Given material:
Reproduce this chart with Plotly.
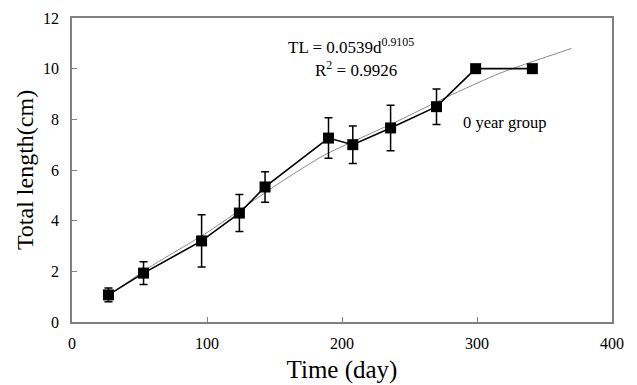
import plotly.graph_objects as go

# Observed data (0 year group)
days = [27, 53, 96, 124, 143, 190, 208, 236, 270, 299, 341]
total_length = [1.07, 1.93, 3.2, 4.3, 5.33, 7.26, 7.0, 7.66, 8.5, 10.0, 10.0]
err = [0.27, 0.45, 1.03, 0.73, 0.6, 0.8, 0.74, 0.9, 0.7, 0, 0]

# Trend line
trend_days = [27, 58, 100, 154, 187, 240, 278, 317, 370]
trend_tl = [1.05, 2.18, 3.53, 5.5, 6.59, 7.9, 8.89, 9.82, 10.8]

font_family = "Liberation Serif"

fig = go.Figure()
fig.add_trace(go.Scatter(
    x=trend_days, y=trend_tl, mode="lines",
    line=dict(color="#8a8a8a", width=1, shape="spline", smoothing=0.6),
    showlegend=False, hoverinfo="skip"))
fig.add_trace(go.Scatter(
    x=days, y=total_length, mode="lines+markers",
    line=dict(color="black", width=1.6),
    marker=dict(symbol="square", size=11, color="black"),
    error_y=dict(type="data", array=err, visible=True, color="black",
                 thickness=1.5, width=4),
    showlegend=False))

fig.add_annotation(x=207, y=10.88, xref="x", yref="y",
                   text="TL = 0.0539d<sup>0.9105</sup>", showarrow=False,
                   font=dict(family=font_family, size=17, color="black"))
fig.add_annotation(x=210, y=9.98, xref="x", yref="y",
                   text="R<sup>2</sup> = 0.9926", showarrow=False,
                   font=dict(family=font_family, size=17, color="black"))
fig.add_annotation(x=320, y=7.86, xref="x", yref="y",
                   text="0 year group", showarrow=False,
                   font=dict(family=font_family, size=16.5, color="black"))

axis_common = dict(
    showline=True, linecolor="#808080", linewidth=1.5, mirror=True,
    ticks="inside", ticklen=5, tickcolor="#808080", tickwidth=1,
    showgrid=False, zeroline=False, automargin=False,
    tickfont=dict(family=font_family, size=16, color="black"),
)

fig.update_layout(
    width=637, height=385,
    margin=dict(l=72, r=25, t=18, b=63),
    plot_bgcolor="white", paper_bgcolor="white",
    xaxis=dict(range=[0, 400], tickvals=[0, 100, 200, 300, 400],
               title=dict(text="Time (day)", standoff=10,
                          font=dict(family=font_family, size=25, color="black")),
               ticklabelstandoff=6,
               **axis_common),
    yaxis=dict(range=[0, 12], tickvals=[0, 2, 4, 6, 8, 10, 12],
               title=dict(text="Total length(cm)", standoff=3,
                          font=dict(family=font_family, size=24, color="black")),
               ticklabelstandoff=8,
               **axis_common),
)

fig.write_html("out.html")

Work to be completed: Word for word, quote the full listing, omitting every picture.

Answer to the task:
Reproduce this chart with Plotly.
import plotly.graph_objects as go

# Observed data (0 year group)
days = [27, 53, 96, 124, 143, 190, 208, 236, 270, 299, 341]
total_length = [1.07, 1.93, 3.2, 4.3, 5.33, 7.26, 7.0, 7.66, 8.5, 10.0, 10.0]
err = [0.27, 0.45, 1.03, 0.73, 0.6, 0.8, 0.74, 0.9, 0.7, 0, 0]

# Trend line
trend_days = [27, 58, 100, 154, 187, 240, 278, 317, 370]
trend_tl = [1.05, 2.18, 3.53, 5.5, 6.59, 7.9, 8.89, 9.82, 10.8]

font_family = "Liberation Serif"

fig = go.Figure()
fig.add_trace(go.Scatter(
    x=trend_days, y=trend_tl, mode="lines",
    line=dict(color="#8a8a8a", width=1, shape="spline", smoothing=0.6),
    showlegend=False, hoverinfo="skip"))
fig.add_trace(go.Scatter(
    x=days, y=total_length, mode="lines+markers",
    line=dict(color="black", width=1.6),
    marker=dict(symbol="square", size=11, color="black"),
    error_y=dict(type="data", array=err, visible=True, color="black",
                 thickness=1.5, width=4),
    showlegend=False))

fig.add_annotation(x=207, y=10.88, xref="x", yref="y",
                   text="TL = 0.0539d<sup>0.9105</sup>", showarrow=False,
                   font=dict(family=font_family, size=17, color="black"))
fig.add_annotation(x=210, y=9.98, xref="x", yref="y",
                   text="R<sup>2</sup> = 0.9926", showarrow=False,
                   font=dict(family=font_family, size=17, color="black"))
fig.add_annotation(x=320, y=7.86, xref="x", yref="y",
                   text="0 year group", showarrow=False,
                   font=dict(family=font_family, size=16.5, color="black"))

axis_common = dict(
    showline=True, linecolor="#808080", linewidth=1.5, mirror=True,
    ticks="inside", ticklen=5, tickcolor="#808080", tickwidth=1,
    showgrid=False, zeroline=False, automargin=False,
    tickfont=dict(family=font_family, size=16, color="black"),
)

fig.update_layout(
    width=637, height=385,
    margin=dict(l=72, r=25, t=18, b=63),
    plot_bgcolor="white", paper_bgcolor="white",
    xaxis=dict(range=[0, 400], tickvals=[0, 100, 200, 300, 400],
               title=dict(text="Time (day)", standoff=10,
                          font=dict(family=font_family, size=25, color="black")),
               ticklabelstandoff=6,
               **axis_common),
    yaxis=dict(range=[0, 12], tickvals=[0, 2, 4, 6, 8, 10, 12],
               title=dict(text="Total length(cm)", standoff=3,
                          font=dict(family=font_family, size=24, color="black")),
               ticklabelstandoff=8,
               **axis_common),
)

fig.write_html("out.html")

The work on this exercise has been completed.